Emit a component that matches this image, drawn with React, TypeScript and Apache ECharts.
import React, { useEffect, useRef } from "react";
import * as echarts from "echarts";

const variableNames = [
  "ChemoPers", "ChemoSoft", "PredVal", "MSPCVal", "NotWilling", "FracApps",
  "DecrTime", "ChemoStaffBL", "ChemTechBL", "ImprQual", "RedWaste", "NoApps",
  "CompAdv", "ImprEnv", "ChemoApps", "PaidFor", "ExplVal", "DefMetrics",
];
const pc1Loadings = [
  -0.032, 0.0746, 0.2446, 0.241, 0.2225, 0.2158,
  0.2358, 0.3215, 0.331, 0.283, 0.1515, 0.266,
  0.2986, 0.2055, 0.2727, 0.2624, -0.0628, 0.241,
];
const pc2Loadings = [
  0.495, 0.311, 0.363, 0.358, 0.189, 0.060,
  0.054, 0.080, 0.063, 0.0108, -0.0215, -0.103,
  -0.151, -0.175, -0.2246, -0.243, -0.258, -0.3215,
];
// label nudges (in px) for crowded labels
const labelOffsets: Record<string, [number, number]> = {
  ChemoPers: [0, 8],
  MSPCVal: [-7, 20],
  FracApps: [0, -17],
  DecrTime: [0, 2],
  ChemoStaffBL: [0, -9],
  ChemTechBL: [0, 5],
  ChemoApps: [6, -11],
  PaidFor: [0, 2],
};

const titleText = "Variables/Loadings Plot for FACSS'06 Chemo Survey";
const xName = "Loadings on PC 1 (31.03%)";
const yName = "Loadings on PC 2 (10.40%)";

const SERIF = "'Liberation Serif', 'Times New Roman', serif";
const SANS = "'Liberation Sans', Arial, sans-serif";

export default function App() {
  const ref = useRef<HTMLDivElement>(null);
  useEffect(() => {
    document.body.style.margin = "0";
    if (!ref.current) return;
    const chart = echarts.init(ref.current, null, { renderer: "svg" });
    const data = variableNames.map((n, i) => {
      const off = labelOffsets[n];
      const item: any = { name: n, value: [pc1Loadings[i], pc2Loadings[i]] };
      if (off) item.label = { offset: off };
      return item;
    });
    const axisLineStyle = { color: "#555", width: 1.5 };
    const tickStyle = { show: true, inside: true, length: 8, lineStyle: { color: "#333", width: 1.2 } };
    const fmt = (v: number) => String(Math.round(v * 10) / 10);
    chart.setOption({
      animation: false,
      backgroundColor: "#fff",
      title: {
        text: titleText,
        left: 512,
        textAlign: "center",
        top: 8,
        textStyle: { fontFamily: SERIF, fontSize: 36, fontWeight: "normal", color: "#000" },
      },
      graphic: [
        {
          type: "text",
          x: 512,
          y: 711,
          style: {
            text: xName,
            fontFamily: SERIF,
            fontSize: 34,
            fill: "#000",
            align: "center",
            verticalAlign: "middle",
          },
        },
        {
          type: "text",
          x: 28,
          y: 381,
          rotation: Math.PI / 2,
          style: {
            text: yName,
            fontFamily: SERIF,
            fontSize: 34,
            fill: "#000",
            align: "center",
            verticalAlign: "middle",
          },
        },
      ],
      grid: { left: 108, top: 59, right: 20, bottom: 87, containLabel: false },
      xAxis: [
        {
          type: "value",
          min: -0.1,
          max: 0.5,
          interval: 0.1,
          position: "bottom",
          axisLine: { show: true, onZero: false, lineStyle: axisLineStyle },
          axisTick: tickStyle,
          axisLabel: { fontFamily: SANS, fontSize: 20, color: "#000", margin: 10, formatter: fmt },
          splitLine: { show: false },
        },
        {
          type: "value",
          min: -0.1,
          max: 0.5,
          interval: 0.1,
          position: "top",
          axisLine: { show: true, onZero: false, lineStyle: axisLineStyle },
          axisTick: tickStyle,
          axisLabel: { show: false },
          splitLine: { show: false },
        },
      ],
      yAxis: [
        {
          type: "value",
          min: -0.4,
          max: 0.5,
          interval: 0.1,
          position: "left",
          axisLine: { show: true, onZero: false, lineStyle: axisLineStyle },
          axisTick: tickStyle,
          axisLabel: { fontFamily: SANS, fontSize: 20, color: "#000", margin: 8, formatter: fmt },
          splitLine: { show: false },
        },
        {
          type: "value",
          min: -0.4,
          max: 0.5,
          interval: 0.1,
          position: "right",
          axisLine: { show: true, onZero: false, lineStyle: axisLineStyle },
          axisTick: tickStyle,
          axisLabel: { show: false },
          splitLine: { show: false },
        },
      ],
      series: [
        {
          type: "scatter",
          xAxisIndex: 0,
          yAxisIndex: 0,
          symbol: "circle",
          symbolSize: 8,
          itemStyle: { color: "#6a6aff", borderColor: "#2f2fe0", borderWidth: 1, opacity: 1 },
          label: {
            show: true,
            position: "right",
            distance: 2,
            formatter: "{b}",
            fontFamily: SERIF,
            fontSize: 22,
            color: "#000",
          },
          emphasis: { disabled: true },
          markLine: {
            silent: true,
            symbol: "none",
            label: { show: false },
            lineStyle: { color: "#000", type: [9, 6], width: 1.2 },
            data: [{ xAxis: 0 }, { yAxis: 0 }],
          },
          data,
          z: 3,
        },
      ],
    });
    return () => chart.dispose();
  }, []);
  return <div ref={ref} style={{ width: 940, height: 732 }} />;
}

**Problem to work on:** From the material above, copy each line that includes the word "React".

**Worked answer:**
Emit a component that matches this image, drawn with React, TypeScript and Apache ECharts.
import React, { useEffect, useRef } from "react";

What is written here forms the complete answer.